When you bring a "sale of home contingency" you will be directly working against two of the seller's primary concerns. That's because a sale of home contingency is a problem and it will delay the sale of the house while the seller waits for you to sell your house.

It's a problem for the seller because as soon as they accept a sale of home contingency the seller has lost all control of the sale of their home. They have to rely on YOU, the buyer, being a serious seller. If you are not serious and don't price your home well or make it difficult to show or keep your home in poor condition it will take longer for your house to sell; the longer your home takes to sell the longer the seller's home takes as well.

Also, if your home does not sell (which is always possible) the seller has lost the ability to sell his house to another potential buyer while he waited for your home to sell. When the seller's home comes back on the market it will be at least a month later. And, as everyone knows, the longer a home takes to sell the lower the ultimate sales price.

So, from a seller's point of view, when they get an offer with a sale of home contingency they won't want to accept it for the reasons outlined above. The end result is that accepting a sale of home contingency is a big risk for a seller.

In order to convince a seller to accept a big risk you will have to compensate them for the risk; that means you need to pay a price for that risk. The seller is usually looking for a 2-5% increase in sales price for a sale of home contingency -- and that's only if they will consider it at all.

Generally, a seller will not even consider a sale of home contingency until their home has been languishing on the market for beyond the average length of time. So, when you find a home that's been languishing and has not had a price change you have the highest odds your offer with a sale of home contingency will be considered.

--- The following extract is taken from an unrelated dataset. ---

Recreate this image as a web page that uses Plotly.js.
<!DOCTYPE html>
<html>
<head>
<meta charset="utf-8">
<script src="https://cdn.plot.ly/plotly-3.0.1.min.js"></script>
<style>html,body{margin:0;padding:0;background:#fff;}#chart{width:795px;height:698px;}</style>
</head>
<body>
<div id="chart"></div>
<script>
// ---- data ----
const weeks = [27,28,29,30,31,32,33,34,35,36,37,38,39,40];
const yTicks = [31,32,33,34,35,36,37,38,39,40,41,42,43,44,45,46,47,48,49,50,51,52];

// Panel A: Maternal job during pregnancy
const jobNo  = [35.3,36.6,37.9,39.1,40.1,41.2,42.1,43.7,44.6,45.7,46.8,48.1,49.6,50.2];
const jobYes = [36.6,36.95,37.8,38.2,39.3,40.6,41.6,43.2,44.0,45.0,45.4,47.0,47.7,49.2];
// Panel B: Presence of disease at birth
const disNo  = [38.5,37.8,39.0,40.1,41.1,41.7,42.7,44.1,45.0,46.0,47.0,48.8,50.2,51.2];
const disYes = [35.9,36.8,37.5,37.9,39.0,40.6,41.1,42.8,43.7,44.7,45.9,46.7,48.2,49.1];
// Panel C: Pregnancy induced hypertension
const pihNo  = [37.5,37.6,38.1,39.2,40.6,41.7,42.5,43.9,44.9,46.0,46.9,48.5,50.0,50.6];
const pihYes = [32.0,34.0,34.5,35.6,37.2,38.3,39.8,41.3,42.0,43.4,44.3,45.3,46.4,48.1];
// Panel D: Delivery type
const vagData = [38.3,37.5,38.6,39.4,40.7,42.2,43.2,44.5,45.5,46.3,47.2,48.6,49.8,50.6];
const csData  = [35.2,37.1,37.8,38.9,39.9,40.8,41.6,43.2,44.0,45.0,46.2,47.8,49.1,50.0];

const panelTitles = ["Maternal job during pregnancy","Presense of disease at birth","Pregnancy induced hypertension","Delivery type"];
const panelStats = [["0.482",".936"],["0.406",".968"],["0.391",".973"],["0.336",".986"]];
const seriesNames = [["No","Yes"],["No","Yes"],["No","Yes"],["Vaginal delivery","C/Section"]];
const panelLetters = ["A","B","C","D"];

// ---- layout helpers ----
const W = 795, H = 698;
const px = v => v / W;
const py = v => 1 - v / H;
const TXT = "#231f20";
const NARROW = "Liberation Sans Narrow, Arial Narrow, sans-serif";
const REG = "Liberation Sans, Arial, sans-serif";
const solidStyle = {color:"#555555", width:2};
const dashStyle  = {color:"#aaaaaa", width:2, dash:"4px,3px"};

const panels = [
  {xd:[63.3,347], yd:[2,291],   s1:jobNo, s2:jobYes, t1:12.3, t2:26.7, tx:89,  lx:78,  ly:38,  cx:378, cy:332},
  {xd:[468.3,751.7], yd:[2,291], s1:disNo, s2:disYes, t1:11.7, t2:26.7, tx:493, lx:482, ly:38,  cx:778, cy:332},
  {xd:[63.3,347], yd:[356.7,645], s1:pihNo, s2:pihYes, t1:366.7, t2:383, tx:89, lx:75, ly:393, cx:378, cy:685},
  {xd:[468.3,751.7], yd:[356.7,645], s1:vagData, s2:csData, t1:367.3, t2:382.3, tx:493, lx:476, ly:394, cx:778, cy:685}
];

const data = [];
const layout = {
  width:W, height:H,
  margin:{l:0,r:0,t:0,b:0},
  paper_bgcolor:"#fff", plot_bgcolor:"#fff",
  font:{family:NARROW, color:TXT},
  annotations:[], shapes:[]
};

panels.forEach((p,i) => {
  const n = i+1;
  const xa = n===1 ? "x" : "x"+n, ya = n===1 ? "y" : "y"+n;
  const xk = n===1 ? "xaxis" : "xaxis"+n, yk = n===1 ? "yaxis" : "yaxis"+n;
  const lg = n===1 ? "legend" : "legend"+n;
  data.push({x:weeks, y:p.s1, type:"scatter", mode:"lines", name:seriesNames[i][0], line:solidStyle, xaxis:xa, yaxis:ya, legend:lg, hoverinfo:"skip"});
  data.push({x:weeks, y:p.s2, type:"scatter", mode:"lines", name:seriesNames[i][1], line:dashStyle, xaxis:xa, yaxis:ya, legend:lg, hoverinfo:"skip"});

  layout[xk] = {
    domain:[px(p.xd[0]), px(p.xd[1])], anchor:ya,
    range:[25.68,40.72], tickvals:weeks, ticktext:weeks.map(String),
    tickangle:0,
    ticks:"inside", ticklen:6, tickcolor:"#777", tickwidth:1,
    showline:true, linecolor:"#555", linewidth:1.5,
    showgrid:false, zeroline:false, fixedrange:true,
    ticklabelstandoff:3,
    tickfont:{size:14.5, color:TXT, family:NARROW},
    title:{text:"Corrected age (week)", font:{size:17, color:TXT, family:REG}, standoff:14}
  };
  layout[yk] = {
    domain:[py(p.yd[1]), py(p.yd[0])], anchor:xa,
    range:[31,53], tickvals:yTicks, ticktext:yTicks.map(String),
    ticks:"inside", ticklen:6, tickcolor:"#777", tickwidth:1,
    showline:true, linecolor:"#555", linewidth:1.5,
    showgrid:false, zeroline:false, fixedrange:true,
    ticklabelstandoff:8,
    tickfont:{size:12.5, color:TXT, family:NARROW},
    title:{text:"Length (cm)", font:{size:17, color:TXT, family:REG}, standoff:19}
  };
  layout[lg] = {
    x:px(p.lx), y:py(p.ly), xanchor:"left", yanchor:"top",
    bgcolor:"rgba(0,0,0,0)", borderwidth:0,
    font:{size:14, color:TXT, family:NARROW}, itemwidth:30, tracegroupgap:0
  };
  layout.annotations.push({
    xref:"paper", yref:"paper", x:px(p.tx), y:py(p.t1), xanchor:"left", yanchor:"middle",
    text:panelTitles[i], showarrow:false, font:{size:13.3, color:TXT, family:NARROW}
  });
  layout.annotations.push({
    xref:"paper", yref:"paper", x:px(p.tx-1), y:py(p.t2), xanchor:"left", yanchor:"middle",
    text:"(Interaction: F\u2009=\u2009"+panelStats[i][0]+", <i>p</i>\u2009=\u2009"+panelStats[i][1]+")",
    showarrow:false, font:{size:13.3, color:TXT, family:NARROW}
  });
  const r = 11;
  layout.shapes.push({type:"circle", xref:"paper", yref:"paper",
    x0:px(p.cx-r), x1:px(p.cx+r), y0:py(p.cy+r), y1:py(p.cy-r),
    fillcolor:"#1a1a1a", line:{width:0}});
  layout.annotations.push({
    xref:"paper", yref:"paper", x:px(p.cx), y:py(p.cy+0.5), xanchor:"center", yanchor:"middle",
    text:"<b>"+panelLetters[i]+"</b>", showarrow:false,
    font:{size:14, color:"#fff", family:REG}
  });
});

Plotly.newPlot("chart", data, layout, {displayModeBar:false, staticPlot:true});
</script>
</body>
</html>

Even if your offer is accepted the seller generally has the option to "kick out" your offer. That means that if the seller receives another offer while he is under contract with your offer he can force your offer out and accept the other offer. In reality, this rarely happens because most buyers don't want to look at homes that are not fully available to buy, but, this does happen occasionally.

If your offer to purchase is kicked out after you've put your home on the market you'll be in a very difficult position. That's because you'll already be on the market and then have nowhere to move since "your" next home is no longer yours. If you then remove your current residence from the market you will make it much more difficult to sell your current home the next time it goes on the market.

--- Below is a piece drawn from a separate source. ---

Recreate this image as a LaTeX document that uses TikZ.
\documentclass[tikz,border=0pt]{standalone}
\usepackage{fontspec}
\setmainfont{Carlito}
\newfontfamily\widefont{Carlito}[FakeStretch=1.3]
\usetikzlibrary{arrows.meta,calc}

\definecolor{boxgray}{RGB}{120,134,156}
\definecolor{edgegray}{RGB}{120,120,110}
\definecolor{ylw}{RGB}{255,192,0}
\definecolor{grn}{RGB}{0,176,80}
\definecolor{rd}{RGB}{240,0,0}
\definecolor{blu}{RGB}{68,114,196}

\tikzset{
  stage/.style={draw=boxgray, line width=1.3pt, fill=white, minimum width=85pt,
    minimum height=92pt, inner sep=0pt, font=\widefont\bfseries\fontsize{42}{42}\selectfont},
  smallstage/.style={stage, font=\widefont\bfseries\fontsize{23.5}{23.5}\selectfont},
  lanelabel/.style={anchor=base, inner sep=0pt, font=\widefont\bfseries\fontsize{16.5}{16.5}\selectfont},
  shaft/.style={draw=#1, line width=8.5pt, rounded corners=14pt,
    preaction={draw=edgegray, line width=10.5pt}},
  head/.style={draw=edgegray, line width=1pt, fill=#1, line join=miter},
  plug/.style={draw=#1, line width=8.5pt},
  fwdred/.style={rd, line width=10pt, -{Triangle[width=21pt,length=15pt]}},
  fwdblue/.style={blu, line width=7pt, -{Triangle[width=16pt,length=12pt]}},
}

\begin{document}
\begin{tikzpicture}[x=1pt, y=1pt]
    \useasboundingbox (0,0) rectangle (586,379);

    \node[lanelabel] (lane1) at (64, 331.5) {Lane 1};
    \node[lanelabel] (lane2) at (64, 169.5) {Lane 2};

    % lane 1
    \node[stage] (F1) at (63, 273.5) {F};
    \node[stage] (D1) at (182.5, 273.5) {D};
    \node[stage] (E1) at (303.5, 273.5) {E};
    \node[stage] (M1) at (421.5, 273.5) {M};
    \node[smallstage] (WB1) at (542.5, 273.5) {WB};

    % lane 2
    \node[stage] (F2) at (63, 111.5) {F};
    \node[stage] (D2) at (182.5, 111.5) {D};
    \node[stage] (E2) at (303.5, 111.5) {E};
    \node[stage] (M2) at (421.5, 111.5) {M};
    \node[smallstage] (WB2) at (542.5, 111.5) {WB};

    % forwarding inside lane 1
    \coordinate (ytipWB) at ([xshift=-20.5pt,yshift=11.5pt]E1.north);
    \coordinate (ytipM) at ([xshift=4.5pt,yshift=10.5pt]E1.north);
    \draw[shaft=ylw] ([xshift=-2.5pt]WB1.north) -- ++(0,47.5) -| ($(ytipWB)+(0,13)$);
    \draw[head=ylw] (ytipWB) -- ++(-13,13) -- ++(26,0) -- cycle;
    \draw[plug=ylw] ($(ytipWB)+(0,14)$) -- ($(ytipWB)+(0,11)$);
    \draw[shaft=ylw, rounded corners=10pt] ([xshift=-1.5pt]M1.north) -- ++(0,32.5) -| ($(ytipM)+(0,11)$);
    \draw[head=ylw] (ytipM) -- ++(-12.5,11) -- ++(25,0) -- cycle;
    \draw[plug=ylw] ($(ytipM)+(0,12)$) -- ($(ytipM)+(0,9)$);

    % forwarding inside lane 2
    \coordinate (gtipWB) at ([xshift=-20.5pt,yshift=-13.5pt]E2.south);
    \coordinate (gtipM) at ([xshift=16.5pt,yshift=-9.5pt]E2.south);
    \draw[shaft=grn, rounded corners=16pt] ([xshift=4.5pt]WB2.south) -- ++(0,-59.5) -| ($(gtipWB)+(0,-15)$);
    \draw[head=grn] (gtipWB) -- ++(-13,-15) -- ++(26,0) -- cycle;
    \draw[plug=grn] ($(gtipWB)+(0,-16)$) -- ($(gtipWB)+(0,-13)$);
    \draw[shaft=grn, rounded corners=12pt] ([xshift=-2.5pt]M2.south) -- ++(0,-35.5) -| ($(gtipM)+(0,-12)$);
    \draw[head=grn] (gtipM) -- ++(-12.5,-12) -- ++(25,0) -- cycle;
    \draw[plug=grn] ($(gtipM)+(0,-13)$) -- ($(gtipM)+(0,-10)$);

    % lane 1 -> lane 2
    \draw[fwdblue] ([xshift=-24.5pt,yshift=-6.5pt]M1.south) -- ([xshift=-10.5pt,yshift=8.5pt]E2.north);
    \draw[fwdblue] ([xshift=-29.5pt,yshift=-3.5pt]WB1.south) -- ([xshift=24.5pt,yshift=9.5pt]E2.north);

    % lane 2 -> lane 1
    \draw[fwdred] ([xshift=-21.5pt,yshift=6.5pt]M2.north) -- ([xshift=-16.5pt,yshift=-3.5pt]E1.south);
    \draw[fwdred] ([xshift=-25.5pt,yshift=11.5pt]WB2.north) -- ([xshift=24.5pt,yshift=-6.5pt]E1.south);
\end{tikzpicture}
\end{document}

Another concern is that the buyer of your home will be in a better position to negotiate a lower price on your sale. That's because you will be anxious to remove the sale of home contingency in order to guarantee you get the home you want. Thus, you will be far more likely to be flexible on your negotiations on your current home when you have a sale of home contingency.

When you have a sale of home contingency you will pay a higher price on your next home and get a lower price for your current home. The total swing from both sides will most likely add up to a 3%-6% of the purchase price of your next home.

Sunday, April 15, 2012

DC Condo/Co-op Market is HOT!


Ask agents in Washington, DC about the market for condos and co-ops right now and they will respond that the market is hotter now than it has been in many years and that multiple offers and pricing strength are common. While that might seem like hyperbole or wishful thinking, it’s not. The numbers bear out the perception. The Greater Capital Area Association of Realtors have released the March 2012 condo and co-ops statistics, here's a link to them: http://bit.ly/IpGjY6

Like all markets, the real estate market is driven by supply and demand. This spring supply is far down and demand is up.

Supply
The number of available condos/co-ops is the lowest it has been since 2005. As of the end of March there was a 27.9% drop in available homes on the market from a year ago (833 vs. 1,156). Interestingly, the inventory is down 50.5% from the peak of inventory in June of 2006 (833 vs. 1684).

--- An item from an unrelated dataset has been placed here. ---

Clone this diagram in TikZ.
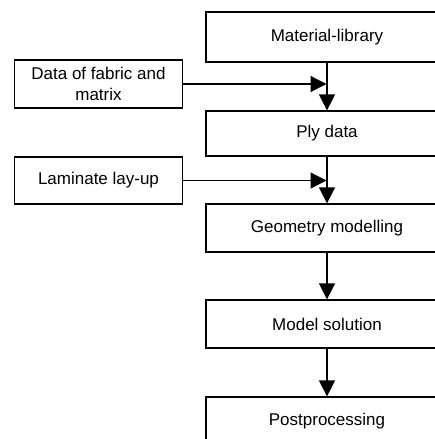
\documentclass[tikz,border=0pt]{standalone}
\usepackage{fontspec}
\setmainfont{Liberation Sans}
\usetikzlibrary{arrows.meta}
\usetikzlibrary{positioning}

\tikzset{
  stepbox/.style={draw=black,line width=1.2pt,rectangle,minimum width=242pt,inner sep=0pt,font=\fontsize{17}{21}\selectfont,align=center},
  inbox/.style={draw=black,line width=1.2pt,rectangle,minimum width=168pt,minimum height=48pt,inner sep=0pt,font=\fontsize{17}{21}\selectfont,align=center},
  flow/.style={line width=1.2pt,-{Triangle[length=16pt,width=16pt]}}
}

\begin{document}
\begin{tikzpicture}[x=1pt,y=1pt]
\useasboundingbox (0,0) rectangle (435,-439);
\node[stepbox,minimum height=50pt] (lib) at (327,-37) {Material-library};
\node[stepbox,minimum height=45pt] (ply) at (327,-133.5) {Ply data};
\node[stepbox,minimum height=48pt] (geo) at (327,-228) {Geometry modelling};
\node[stepbox,minimum height=48pt] (sol) at (327,-324) {Model solution};
\node[stepbox,minimum height=48pt] (post) at (327,-421) {Postprocessing};

\node[inbox] (fab) at (98.5,-84) {Data of fabric and\\matrix};
\node[inbox,minimum height=47pt] (lay) at (98.5,-180.5) {Laminate lay-up};

\coordinate (j1) at (lib.south |- fab.east);
\coordinate (j2) at (ply.south |- lay.east);

\draw[flow] (lib) -- (ply);
\draw[flow] (ply) -- (geo);
\draw[flow] (geo) -- (sol);
\draw[flow] (sol) -- (post);
\draw[flow] (fab.east) -- ([xshift=-0.5pt]j1);
\draw[flow] (lay.east) -- ([xshift=-0.5pt]j2);

\end{tikzpicture}
\end{document}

Perhaps more important than the percentages is that this low level of inventory indicates that inventory is likely to remain tight for the rest of 2012. That’s because in Washington, inventory of available homes increases to the highest level in the spring and declines throughout the year to a low level in December. This year the increase in inventory is 43% of what it has been for the last six years. (Typically, inventory rises 23% between December and March, this year the increase has only been 10%.)

As one other point of reference, the last time inventory was this low in the spring was in 2005, which was the peak of the market in Washington, DC.

Demand
The demand side is a little more nuanced than the supply side, but the news is good here too. Contracts were up 18.2% compared to last year for the same month (358 vs. 303). This is the first time since June 2008 that we’ve had this level of contracts (without government intervention).

The government intervention I’m referring to is the $7,500 federal tax credit for buyers of homes that ended in April of 2010. In March and April of 2010 contracts exceeded 350 as buyers rushed to close before the end of the credit.

Bottom Line
So with supply down and demand up, what does this mean? It means that we’re seeing the market price for properties firming up, but not great price appreciation. The reason the properties are clearing quickly and demand is up is because sellers have finally capitulated and are pricing their homes where buyers want them.

If you’re a seller and your home has been on the market for three weeks or more your home is priced too high by at least 5% and perhaps more. Properly priced homes are selling in two weeks.
If you’re a buyer the time to act is now. This doesn’t mean you should simply buy anything, but if you find a very desirable home don’t be surprised by multiple offers and the possibility of paying above the list price.